Former Myrtle Beach Mayor John Rhodes, former Myrtle Beach Chamber CEO Brad Dean and, later, Horry County Council Chairman Mark Lazarus were attending conferences in China to promote tourism and investment opportunities in the Grand Strand. Chinese money was going to fuel the next wave of tourism and economic development, or so we were told.

In early 2016, Lazarus and Rhodes took an 18 day trip to China, including a visit to Yiqian Funding headquarters in Nanjing, to promote tourism and development. They came back claiming a $100 million investment in a Chinese Cultural Center and Theme Park would soon be announced with Chinese investors footing the bill.

Then, it all began to fall apart. The Chinese investors were delayed visiting the local area due to ‘visa problems.’ They never came.

Word began leaking from China that approximately $1.2 billion was missing from Yiqian Funding accounts and payments due investors were not being made. By early 2017, Chinese government officials were raiding Yiqian Funding offices and arrest warrants were issued by the Nanjing Prosecutor’s Office for Liu, Xue and officials of the three corporations originally holding the Founders Group International assets.

Liu, acting as exclusive agent for the Chinese corporations and as 90% owner of Founders Group International, established mortgages against all of the FGI properties and had the mortgages assigned to himself, personally, in a series of what can only be described as questionable, but apparently legal, transactions registered in Horry County.

Xue and the corporate officials were arrested and jailed in China. Liu remained free, supposedly still in Horry County, but wanted in China.

Fraud in excess of 3 million Yuan ($500,000) can earn you the death penalty in China.

The promise of Chinese tourism and investment fell apart.

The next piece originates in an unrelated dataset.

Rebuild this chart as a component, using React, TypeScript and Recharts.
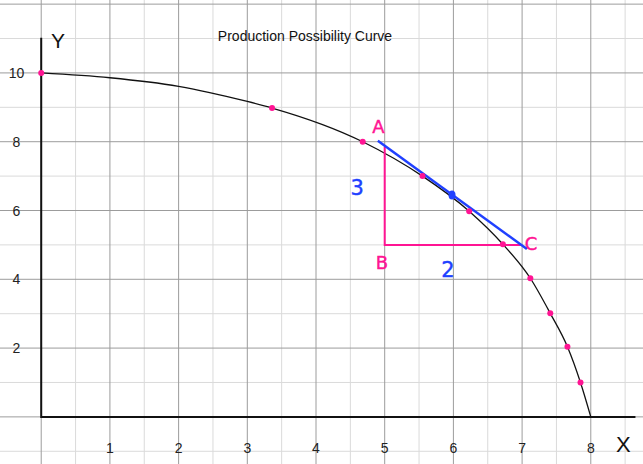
import { CartesianGrid, ComposedChart, Line, Scatter, XAxis, YAxis } from "recharts";

// curve
const curveX = [0, 1, 2, 3, 3.36, 4.68, 5.55, 6.23, 6.72, 7.12, 7.41, 7.66, 7.85, 8.0];
const curveY = [10, 9.86, 9.61, 9.17, 8.98, 8.0, 7.0, 5.98, 5.02, 4.03, 3.01, 2.04, 1.0, 0];

// pink markers on the curve
const markX = [0, 3.36, 4.68, 5.55, 6.23, 6.72, 7.12, 7.41, 7.66, 7.85];
const markY = [10, 8.98, 8.0, 7.0, 5.98, 5.02, 4.03, 3.01, 2.04, 1.0];

// tangent at the blue point and the A-B-C triangle
const tangentX = [4.9, 7.07];
const tangentY = [8.03, 4.88];
const pointX = [5.98];
const pointY = [6.45];
const triangleX = [5, 5, 7];
const triangleY = [7.85, 5, 5];

// axes drawn as a polyline: top of Y axis, origin, end of X axis
const axisX = [0, 0, 8.65];
const axisY = [11.02, 0, 0];

const xTicks = [1, 2, 3, 4, 5, 6, 7, 8];
const yTicks = [2, 4, 6, 8, 10];

const xMajor = [0, 1, 2, 3, 4, 5, 6, 7, 8];
const xMinor = [-0.5, 0.5, 1.5, 2.5, 3.5, 4.5, 5.5, 6.5, 7.5, 8.5];
const yMajor = [0, 2, 4, 6, 8, 10, 12];
const yMinor = [-1, 1, 3, 5, 7, 9, 11];

const noteText = ["A", "B", "C", "3", "2"];
const noteX = [4.91, 4.96, 7.13, 4.6, 5.92];
const noteY = [8.43, 4.5, 5.03, 6.66, 4.27];
const noteColor = ["#ff1493", "#ff1493", "#ff1493", "#2040ff", "#2040ff"];

const zip = (xs: number[], ys: number[]) => xs.map((x, i) => ({ x, y: ys[i] }));

const curve = zip(curveX, curveY);
const marks = zip(markX, markY);
const tangent = zip(tangentX, tangentY);
const point = zip(pointX, pointY);
const triangle = zip(triangleX, triangleY);
const axes = zip(axisX, axisY);
const notes = noteText.map((text, i) => ({ text, x: noteX[i], y: noteY[i], color: noteColor[i] }));
const xLabels = xTicks.map((v) => ({ x: v, y: -0.9, text: String(v) }));
const yLabels = yTicks.map((v) => ({ x: -0.36, y: v, text: String(v) }));

const W = 643;
const H = 464;
const font = "'Liberation Sans', Arial, sans-serif";

const TickText = (p: any) => (
  <text
    x={p.cx}
    y={p.cy}
    textAnchor="middle"
    dominantBaseline="central"
    fontSize={14}
    fill="#222"
    fontFamily={font}
  >
    {p.payload.text}
  </text>
);

const NoteText = (p: any) => (
  <text
    x={p.cx}
    y={p.cy}
    textAnchor="middle"
    dominantBaseline="central"
    fontSize={p.payload.text === "A" || p.payload.text === "B" || p.payload.text === "C" ? 18 : 21}
    fill={p.payload.color}
    stroke={p.payload.color}
    strokeWidth={0.4}
    fontFamily="'DejaVu Sans', sans-serif"
  >
    {p.payload.text}
  </text>
);

export default function App() {
  return (
    <div style={{ position: "absolute", left: 0, top: 0, width: W, height: H, background: "#fff" }}>
      <ComposedChart width={W} height={H} margin={{ top: 0, right: 0, left: 0, bottom: 0 }}>
        <XAxis type="number" dataKey="x" domain={[-0.6, 8.76]} hide allowDataOverflow />
        <YAxis type="number" dataKey="y" domain={[-1.37, 12.12]} hide allowDataOverflow />
        <CartesianGrid stroke="#dadada" horizontalValues={yMinor} verticalValues={xMinor} />
        <CartesianGrid stroke="#9c9c9c" horizontalValues={yMajor} verticalValues={xMajor} />

        <Scatter data={xLabels} isAnimationActive={false} shape={TickText} />
        <Scatter data={yLabels} isAnimationActive={false} shape={TickText} />

        <Line
          data={axes}
          dataKey="y"
          type="linear"
          stroke="#111"
          strokeWidth={2}
          dot={false}
          activeDot={false}
          isAnimationActive={false}
        />
        <Line
          data={curve}
          dataKey="y"
          type="monotone"
          stroke="#111"
          strokeWidth={1.3}
          dot={false}
          activeDot={false}
          isAnimationActive={false}
        />
        <Line
          data={triangle}
          dataKey="y"
          type="linear"
          stroke="#ff1493"
          strokeWidth={2}
          dot={false}
          activeDot={false}
          isAnimationActive={false}
        />
        <Line
          data={tangent}
          dataKey="y"
          type="linear"
          stroke="#2040ff"
          strokeWidth={2.5}
          dot={false}
          activeDot={false}
          isAnimationActive={false}
        />
        <Scatter
          data={marks}
          fill="#ff1493"
          isAnimationActive={false}
          shape={(p: any) => <circle cx={p.cx} cy={p.cy} r={3} fill="#ff1493" />}
        />
        <Scatter
          data={point}
          fill="#2040ff"
          isAnimationActive={false}
          shape={(p: any) => <ellipse cx={p.cx} cy={p.cy} rx={3.5} ry={4.5} fill="#2040ff" />}
        />
        <Scatter data={notes} isAnimationActive={false} shape={NoteText} />
      </ComposedChart>
      <div
        style={{
          position: "absolute",
          left: 0,
          width: 610,
          top: 28,
          textAlign: "center",
          fontFamily: font,
          fontSize: 14,
          color: "#111",
        }}
      >
        Production Possibility Curve
      </div>
      <div style={{ position: "absolute", left: 51, top: 29, fontFamily: font, fontSize: 21, color: "#111" }}>Y</div>
      <div style={{ position: "absolute", left: 616, top: 432, fontFamily: font, fontSize: 22, color: "#111" }}>X</div>
    </div>
  );
}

Xue went on trial in China earlier this month. She testified Liu was in charge of Yiqian Funding when the money went missing and the company became insolvent. She, reportedly, blamed the problems on mismanagement, but it appears some of the missing money was used to purchase the FGI properties in Horry and Georgetown counties over which Liu now holds exclusive rights.

When local media reported the unravelling of Liu’s apparent schemes, Lazarus, Rhodes and other local leaders claimed to know nothing of the problems with Yiqian Funding and Founders Group International.

According to Horry County records, Robert ‘Shep’ Guyton, a former business associate of Lazarus, prepared all the documents establishing and assigning the mortgages to Liu. Another longtime friend and business associate of Lazarus, D.J. Karavan, was named with secondary power of attorney over all of Liu’s business interests should Liu and his wife, who holds primary power of attorney, be unable to perform.

One must question how our ‘local leaders’ continue to be fooled by these get investment and jobs quick scams, not only Liu, but also AvCraft, Project Blue and Greenwood Hall to name a few others.

They waste time and money with trips to China, for example, while ignoring important issues, such as first responder staffing, infrastructure needs and the interests of citizens at home.

Based on these experiences, any political candidate who touts business experience and leadership as attributes should be viewed with a ‘jaundiced eye.’